Provisioning AWS Deep Learning AMI-based EC2 for Jupyter

Below are my notes for provisioning a Jupyter server using AWS’ Deep Learning AMI. These notes captured my installation process during the week of 23 July 2018.

My goal for this document is to list the various reference points where you can find the step-by-step setup instructions for this provisioning task. This post will also comment on the obstacles I had run into during the provisioning, and what I needed to do to get past those obstacles.

You can find the installation and configuration notes below or here on the website.

Abbreviations

  • AWS: Amazon Web Services
  • VPC: Virtual Private Cloud
  • EC2: Elastic Compute Cloud
  • IAM: Identity and Access Management
  • AMI: Amazon Machine Image
  • DLAMI-DG: Deep Learning AMI Developer Guide

Requirements:

Needed to find workable configurations for modeling machine learning problems by exploring the use of AWS Ec2 instances. The source code language was in Python and contained in a Jupyter notebook.

The baseline performance was defined by running the Python script on a Dell Latitude E7450 with Intel i7-5600U CPU at 2.60GHz, 16GB RAM, and Windows 10. While this can be a decent configuration for ML modeling, occasionally we may need a system with larger memory capacity or more CPUs for the tasks at hand.
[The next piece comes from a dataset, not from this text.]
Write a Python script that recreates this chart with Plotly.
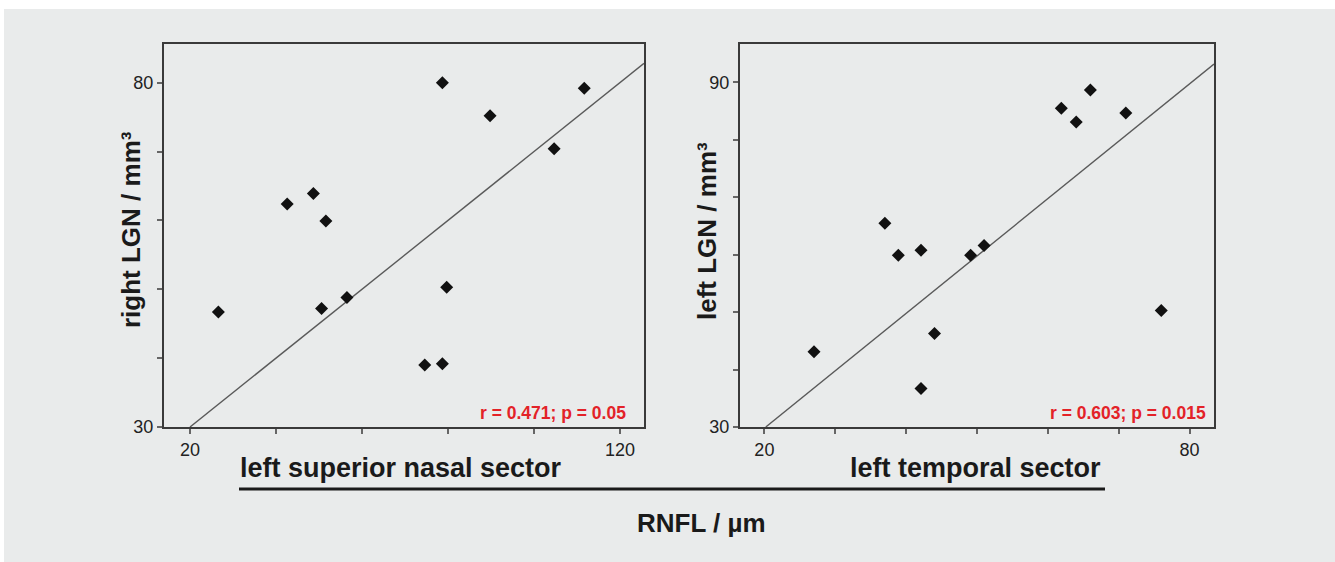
import plotly.graph_objects as go
from plotly.subplots import make_subplots

# ---- data ----
nasal_x = [26.6, 42.6, 48.7, 51.6, 50.6, 56.5, 78.7, 79.7, 74.6, 78.7, 89.8, 104.7, 111.7]
nasal_y = [46.7, 62.4, 63.9, 59.9, 47.2, 48.8, 80.0, 50.3, 39.0, 39.2, 75.2, 70.4, 79.2]
nasal_fit_x = [20.0, 125.6]
nasal_fit_y = [30.0, 82.8]

temporal_x = [27.0, 37.0, 38.9, 42.1, 44.0, 42.1, 49.1, 51.0, 61.9, 64.0, 66.0, 71.0, 76.0]
temporal_y = [43.1, 65.5, 59.9, 60.8, 46.3, 36.7, 59.9, 61.6, 85.5, 83.1, 88.7, 84.7, 50.3]
temporal_fit_x = [20.2, 83.44]
temporal_fit_y = [30.0, 93.2]

left_xticks = [20, 40, 60, 80, 100, 120]
left_xlabels = ["20", "", "", "", "", "120"]
left_yticks = [30, 40, 50, 60, 70, 80]
left_ylabels = ["30", "", "", "", "", "80"]
right_xticks = [20, 30, 40, 50, 60, 70, 80]
right_xlabels = ["20", "", "", "", "", "", "80"]
right_yticks = [30, 40, 50, 60, 70, 80, 90]
right_ylabels = ["30", "", "", "", "", "", "90"]

stat_left = "r = 0.471; p = 0.05"
stat_right = "r = 0.603; p = 0.015"
ytitle_left = "right LGN / mm³"
ytitle_right = "left LGN / mm³"
xlabel_left = "left superior nasal sector"
xlabel_right = "left temporal sector"
xlabel_common = "RNFL / µm"

# ---- figure ----
W, H = 1335, 562
L, R, T, B = 164, 121, 44, 135
PW, PH = W - L - R, H - T - B

def px(x):
    return (x - L) / PW

def py(y):
    return (H - B - y) / PH

fig = make_subplots(rows=1, cols=2)
fig.update_layout(
    xaxis=dict(domain=[0, px(644)]),
    xaxis2=dict(domain=[px(740), 1]),
)

FONT = "Liberation Sans, Arial, sans-serif"
mk = dict(symbol="diamond", size=10, color="#111111", line=dict(width=0))
ln = dict(color="#5a5a5a", width=1.4)

fig.add_trace(go.Scatter(x=nasal_fit_x, y=nasal_fit_y, mode="lines", line=ln,
                         showlegend=False, hoverinfo="skip"), row=1, col=1)
fig.add_trace(go.Scatter(x=nasal_x, y=nasal_y, mode="markers", marker=mk,
                         showlegend=False), row=1, col=1)
fig.add_trace(go.Scatter(x=temporal_fit_x, y=temporal_fit_y, mode="lines", line=ln,
                         showlegend=False, hoverinfo="skip"), row=1, col=2)
fig.add_trace(go.Scatter(x=temporal_x, y=temporal_y, mode="markers", marker=mk,
                         showlegend=False), row=1, col=2)

axcommon = dict(showgrid=False, zeroline=False, showline=True, mirror=True,
                linecolor="#3a3a3a", linewidth=2, ticks="outside", ticklen=5,
                tickwidth=1.5, tickcolor="#666666",
                tickfont=dict(family=FONT, size=18, color="#222222"))

fig.update_xaxes(**axcommon)
fig.update_yaxes(**axcommon)
fig.update_xaxes(range=[13.95, 125.6], tickmode="array", tickvals=left_xticks,
                 ticktext=left_xlabels, row=1, col=1)
fig.update_yaxes(range=[30, 85.62], tickmode="array", tickvals=left_yticks,
                 ticktext=left_ylabels, row=1, col=1)
fig.update_xaxes(range=[16.56, 83.44], tickmode="array", tickvals=right_xticks,
                 ticktext=right_xlabels, row=1, col=2)
fig.update_yaxes(range=[30, 96.7], tickmode="array", tickvals=right_yticks,
                 ticktext=right_ylabels, row=1, col=2)

shapes = [
    dict(type="rect", xref="paper", yref="paper", x0=px(4), x1=px(W + 20),
         y0=py(H + 20), y1=py(9), fillcolor="#e9ebeb", line=dict(width=0),
         layer="below"),
    dict(type="line", xref="paper", yref="paper", x0=px(239), x1=px(1105),
         y0=py(489), y1=py(489), line=dict(color="#1a1a1a", width=3)),
]

annotations = [
    dict(text=f"<b>{stat_left}</b>", xref="paper", yref="paper", x=px(628), y=py(413),
         xanchor="right", yanchor="middle", showarrow=False,
         font=dict(family=FONT, size=17.5, color="#e32228")),
    dict(text=f"<b>{stat_right}</b>", xref="paper", yref="paper", x=px(1208), y=py(413),
         xanchor="right", yanchor="middle", showarrow=False,
         font=dict(family=FONT, size=17.5, color="#e32228")),
    dict(text=f"<b>{ytitle_left}</b>", xref="paper", yref="paper", x=px(131), y=py(230),
         xanchor="center", yanchor="middle", textangle=-90, showarrow=False,
         font=dict(family=FONT, size=26, color="#1a1a1a")),
    dict(text=f"<b>{ytitle_right}</b>", xref="paper", yref="paper", x=px(707), y=py(231),
         xanchor="center", yanchor="middle", textangle=-90, showarrow=False,
         font=dict(family=FONT, size=26, color="#1a1a1a")),
    dict(text=f"<b>{xlabel_left}</b>", xref="paper", yref="paper", x=px(401), y=py(468),
         xanchor="center", yanchor="middle", showarrow=False,
         font=dict(family=FONT, size=27, color="#1a1a1a")),
    dict(text=f"<b>{xlabel_right}</b>", xref="paper", yref="paper", x=px(975), y=py(468),
         xanchor="center", yanchor="middle", showarrow=False,
         font=dict(family=FONT, size=27, color="#1a1a1a")),
    dict(text=f"<b>{xlabel_common}</b>", xref="paper", yref="paper", x=px(701), y=py(523),
         xanchor="center", yanchor="middle", showarrow=False,
         font=dict(family=FONT, size=26, color="#1a1a1a")),
]

fig.update_layout(
    width=W, height=H, autosize=False,
    margin=dict(l=L, r=R, t=T, b=B),
    paper_bgcolor="white", plot_bgcolor="white",
    shapes=shapes, annotations=annotations,
    showlegend=False,
)

fig.write_html("out.html", config={"displayModeBar": False})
The performance of the end-to-end script processing time on cloud instance should be comparable or even better than the baseline workstation.
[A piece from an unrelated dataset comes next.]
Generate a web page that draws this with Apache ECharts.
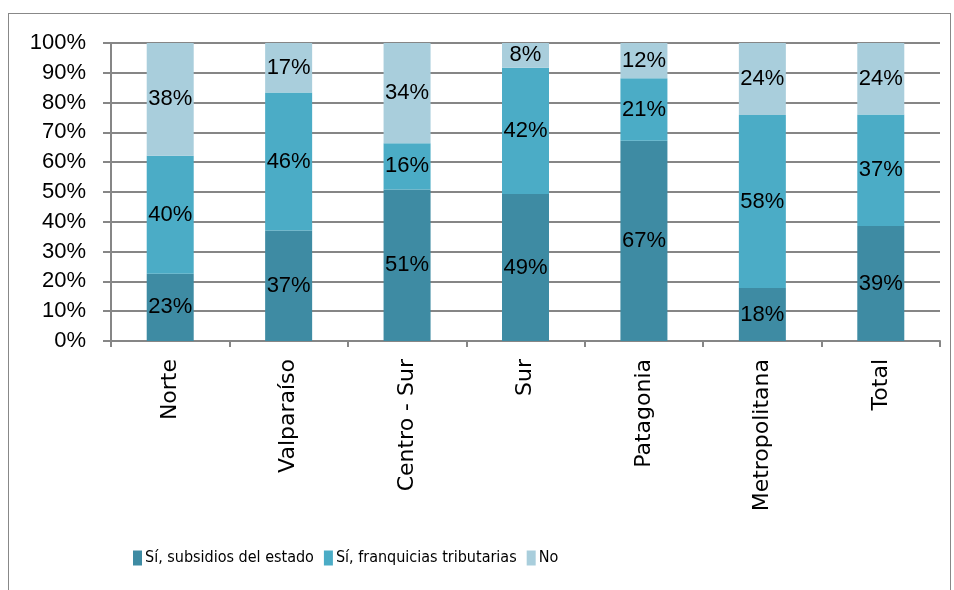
<!DOCTYPE html>
<html><head><meta charset="utf-8">
<script src="https://cdn.jsdelivr.net/npm/echarts@6/dist/echarts.min.js"></script>
<style>html,body{margin:0;padding:0;background:#fff}#c{width:954px;height:590px}
#frame{position:absolute;left:8px;top:13px;width:943px;height:580px;border:1px solid #888;box-sizing:border-box;pointer-events:none}</style>
</head><body><div id="c"></div><div id="frame"></div>
<script>
const categories = ['Norte','Valparaíso','Centro - Sur','Sur','Patagonia','Metropolitana','Total'];
const subsidios = [22.6, 37.1, 50.8, 49.3, 67.2, 17.8, 38.6];
const franquicias = [39.6, 46.3, 15.6, 42.4, 21.0, 58.0, 37.4];
const no = [37.8, 16.6, 33.6, 8.3, 11.8, 24.2, 24.0];
const seriesNames = ['Sí, subsidios del estado','Sí, franquicias tributarias','No'];
const yTicks = [0,10,20,30,40,50,60,70,80,90,100];
const colors = ['#3E8BA3','#4BACC6','#A9CEDC'];

const chart = echarts.init(document.getElementById('c'));
const lbl = {show:true, position:'inside', color:'#000', fontSize:22, fontFamily:'Liberation Sans', formatter:p=>Math.round(p.value)+'%'};
function mk(name, data, i){
  return {name, type:'bar', stack:'s', data, barWidth:47, itemStyle:{color:colors[i]}, label:lbl};
}
chart.setOption({
  animation:false,
  color:colors,
  grid:{left:111, right:14, top:43, bottom:249, containLabel:false},
  xAxis:{type:'category', data:categories,
    axisLine:{lineStyle:{color:'#868686', width:2}},
    axisTick:{show:true, length:6, lineStyle:{color:'#868686', width:2}},
    axisLabel:{rotate:90, color:'#000', fontSize:22, fontFamily:'DejaVu Sans', margin:18}},
  yAxis:{type:'value', min:0, max:100, interval:10,
    axisLine:{show:true, lineStyle:{color:'#868686', width:2}},
    axisTick:{show:true, length:8, lineStyle:{color:'#868686', width:2}},
    splitLine:{lineStyle:{color:'#868686', width:2}},
    axisLabel:{color:'#000', fontSize:22, fontFamily:'Liberation Sans', margin:25,
      formatter:v=>yTicks.includes(v)?v+'%':''}},
  legend:{bottom:19, left:128, itemWidth:9, itemHeight:15, itemGap:10,
    textStyle:{fontSize:16, color:'#000', fontFamily:'DejaVu Sans Condensed', padding:[0,0,0,-2]},
    data:seriesNames.map(n=>({name:n, icon:'rect'}))},
  series:[mk(seriesNames[0],subsidios,0), mk(seriesNames[1],franquicias,1), mk(seriesNames[2],no,2)]
});
</script></body></html>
Background and Prerequisite Information

The following tools and assumptions were present prior to the provisioning of the cloud instance.

  • AWS Console with the necessary rights and configuration elements to launch an instance. I had configured a VPC subnet, an IAM role, a security group, and a key pair for setting up the instance.
  • AWS Deep Learning AMI Developer Guide, released June 6, 2018
  • Web browsers
  • PuTTY

AWS Configuration Notes

AMI: I performed the following steps using both the Ubuntu-based and the Amazon Linux-based AMIs with an m5.large general-purpose instance. The AMIs were designed to take advantage of instances with GPUs. I found no issue running either AMI without the GPU; however, some pre-supplied tutorial examples probably need to be tweaked before they would work on a general-purpose instance.

VPC: This exercise requires only a subnet that is accessible via the Internet.

Security Group: I configured the security group to allow only TCP ports 22 from any IP address because I had planned to use an SSH tunnel to access the Jupyter server.

IAM Role: I assign all my AWS instances to an IAM role by default. For this exercise, an IAM role is not critical.

Key Pair: I attached the instance to an existing key pair. The key pair is necessary to access the instance via the SSH protocol.

Provision an instance with the Amazon Deep Learning AMI

Step 1) Create and launch the instance. I used an m5.large instance as the starting point.

Step 2) Configure the client workstation to connect to the Jupyter server. I configured my Windows workstation to connect to the Jupyter server using an SSH tunnel. The DLAMI-DG document has a write-up on how to do this for Windows, Linux, and MacOS clients (pages 15-20).

See the PuTTY screenshot below for configuring an SSH tunnel.

provision_aws_deep_learning_ami-1

Step 3) Run the “git” commands to copy my Python scripts from GitHub to the cloud server.

$ git clone https://github.com/daines-analytics/sandbox-projects.git

Step 4) Activate the Python 3 environment by running the command:

$ source activate python3

Step 5) Because my Python script required numpy, pandas, scipy, scikit-learn, and matplotlib packages, I needed to install some additional packages.

On the Ubuntu AMI, I ran the command “conda install <package>” to check or to install them.

On the Amazon Linux AMI, I ran the command “pip install <package>” to check or to install them.

Step 6) Start the Jupyter server by running the command:

$ jupyter notebook

provision_aws_deep_learning_ami-2

Step 7) Make a note of the Jupyter server URL and use that on the workstation browser running the SSH tunnel.

provision_aws_deep_learning_ami-3

Step 8) Locate the Python script and run it (my own Git folder circled below).

provision_aws_deep_learning_ami-4

Step 9) Compare the run-time script lengths. Not rigidly scientific but probably good enough.

Windows Workstation: 1 hour 50 minutes

Ubuntu/Deep Learning AMI: 1 hour 22 minutes

Amazon Linux/Deep Learning AMI: 1 hour 24 minutes

There you have it! A working Jupyter server on an AWS cloud instance that you can access via a secured protocol.

When compared to a client workstation, the right types of cloud instance can help our modeling effort. For anyone who will be attempting a similar installation, I hope these instructions can help in some way. My next step is to automate the instance creation with a CloudFormation script further. I will write down what I run into and share my findings later.